As the crisis in Ukraine continues to escalate, the United States and European Union have increasingly imposed harsher sanctions against Russian officials, but have stopped short of imposing them on Russian companies. But as Russian President Vladimir Putin orders his troops further into eastern Ukraine, the West will have to seriously consider them—and the potential economic calamity that could follow.
Economic sanctions can be a powerful tool to gain leverage over another country. Over the past few years, the international community used them to drive Iran to the negotiating table. Unlike Iran though, where Western nations did not fear causing a global recession, Russia is a large, energy-rich nation that is deeply interconnected with the global economy. In 2010, more than 30 percent of the E.U.’s oil and natural gas came from Russia. The opposite is true as well. Moscow receives more than 40 percent of its revenue from state-run oil and natural gas companies, and more than 80 percent of that comes from the E.U.

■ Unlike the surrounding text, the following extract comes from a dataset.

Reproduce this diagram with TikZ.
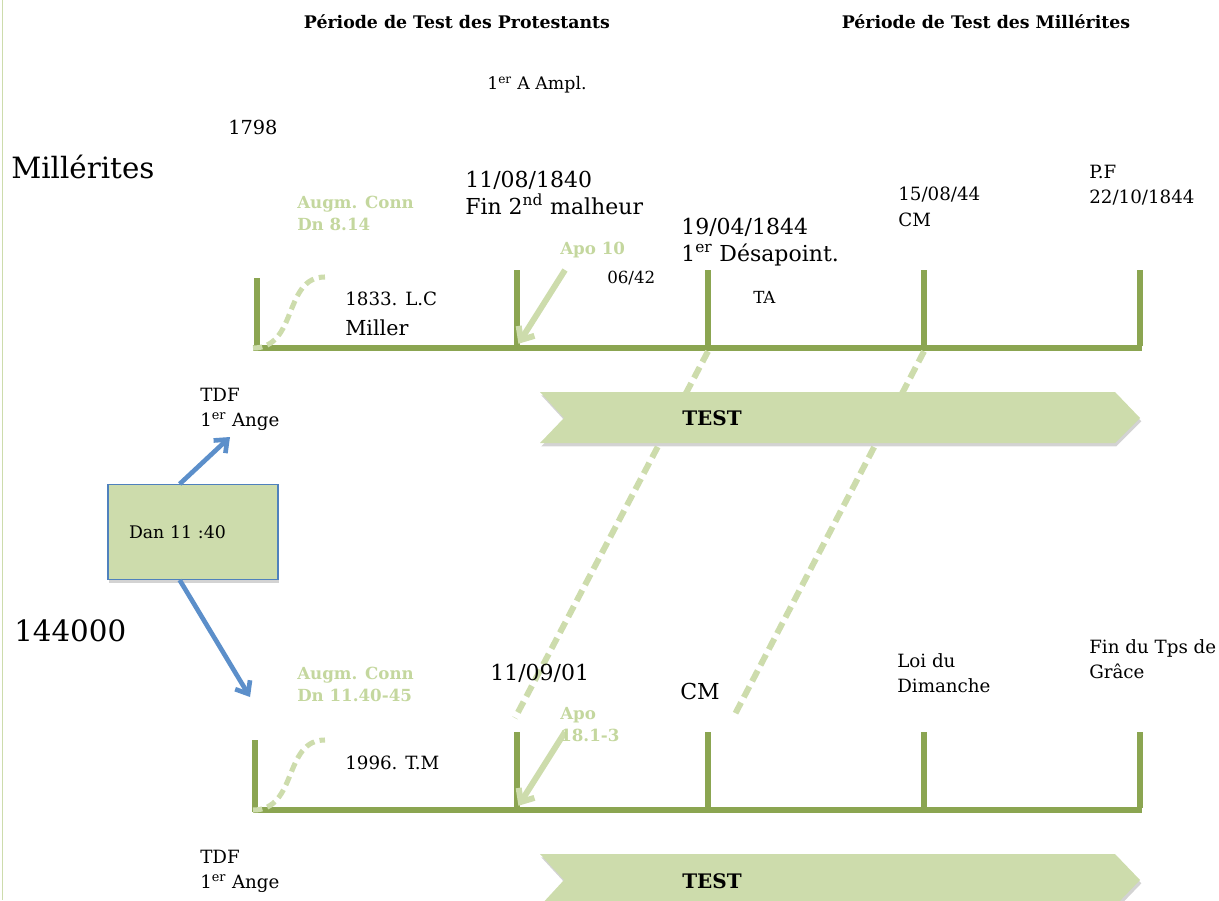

That makes European sanctions against the Kremlin a double-edged sword. The E.U. could cut Russia off from European financial markets or prohibit European firms from doing business in Russia, but Putin could respond by cutting off natural gas and oil exports to the E.U. This would entail mutually assured economic destruction. The resulting energy shortage would likely send the E.U. into a recession. The same would happen in Russia, where firms would lose access to the liquid foreign financial markets and the Kremlin would find a major hole in its budget.
“If it escalates along the lines you suggest, it will lead to a global recession with a particularly strong negative effect on Europe at the wrong time,” said Michael Spence, a fellow at the Council on Foreign Relations.
As for the United States, the outlook is bleak as well. The U.S. is not reliant upon Russia for energy resources, but the price of oil is set in the global market. If Europe faces an energy shortage, the price of crude oil could spike and create an economic crisis here as well.
“The worst case scenario could be very dark—surging energy prices, crumbling stock prices, and much weaker trade and foreign direct investment,” Mark Zandi, chief economist at Moody’s Analytics, said in an email. “The timing is bad given that the U.S. economy appears set to finally kick into a higher gear. In this scenario, the U.S. economy would at best remain in stuck in the slow growth environment that has prevailed since the recovery began.”
If the United States unilaterally imposed severe economic sanctions on Russian firms, the economic effects would be much smaller. Trade between Washington and Moscow totaled less than $40 billion in 2013—a rounding error compared to the U.S.’s $5 trillion in trade worldwide. Some U.S. companies like Coke, Pepsi and Exxon would take a hit, but even retaliatory sanctions from Russia would only have a small effect.
That leaves European officials with an impossible choice. They can either risk an economic meltdown by imposing strict sanctions on Russia or allow Putin to invade and annex eastern Ukraine with few consequences. The latter scenario has scary geopolitical implications, but the possibility of another recession in Europe may outweigh them.
“Given the economics of such a scenario, it is hard to believe global leaders would go down this path,” Zandi said.